Dalam sidang pidana tersebut juga dihadirkan keterangan para saksi yaitu Supadi dan I Ketut Didis, penduduk asli yang rumahnya berada di seberang jalan tanah sengketa, Mereka adalah orang-orang yang selama ini mengontrak tanah Dewa Nyoman Oka tanpa ada pihak yang merasa berkeberatan.
Majelis hakim yang diketuai AFS Dewantoro SH MH sebagaimana perkara pidana dengan register No. 91/Pid.b/2019/Pn.Gin. juga mendengar keterangan dari kedua Terdakwa Dewa Merta dan Nyoman Swastika.
“Kami minta hukum ditegakkan  sebagaimana hakekat hukum itu sendiri secara pasti terhadap kelima orang yang memiliki peranan dalam penerbitan sporadik prona tersebut, Hal ini cukup menjadi suatu pembelajaran bagi aparat desa beserta jajarannya mengingat ada proses pensertifikatan tanah ayahan desa yang sedang berlangsung di Kabupaten Gianyar dan juga hampir di seluruh Bali dalam program PTSL ini sebagai pelajaran yang sangat berguna untuk masyarakat dalam melakukan proses permohonan surat permohonan sporadik prona dengan memahami perbedaan difinisi antara ‘menguasai’ dengan ‘memiliki tanah, agar tidak menjadi preseden buruk di masa datang terkait surat pencabutan yang dilakukan menjelang akhir  sidang,” kata Dewa Putu Sudarsana, Selaku perwakilan keluarga korban.

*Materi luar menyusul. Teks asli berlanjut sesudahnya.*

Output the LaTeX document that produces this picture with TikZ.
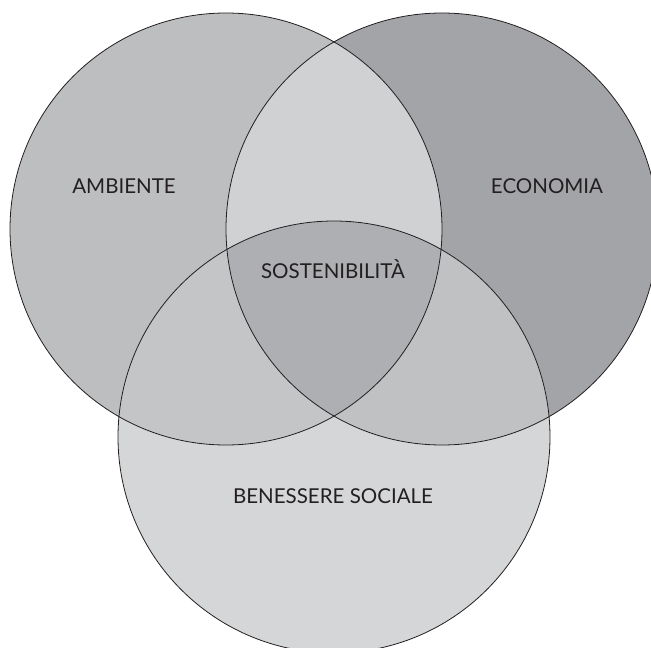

Pihaknya akan tetap fokus mengawal proses Hukum yang sedang berjalan, baik yang berlangsung dipengadilan maupun proses penyempurnaan petunjuk JPU yang sedang berjalan di penyidik POLDA Bali terhadap aksi pernyataan pencabutan telah menyetujui proses penerbitan sporadik sertifikat tanah yang sesungguhnya ada hak penguasaan sebagian Dewa Nyoman Oka, “Mungkin karena mereka pikir yang bersangkutan memiliki cacat fisik maka para terdakwa dan ketiga aparat desa mengabaikan hak yang bersangkutan.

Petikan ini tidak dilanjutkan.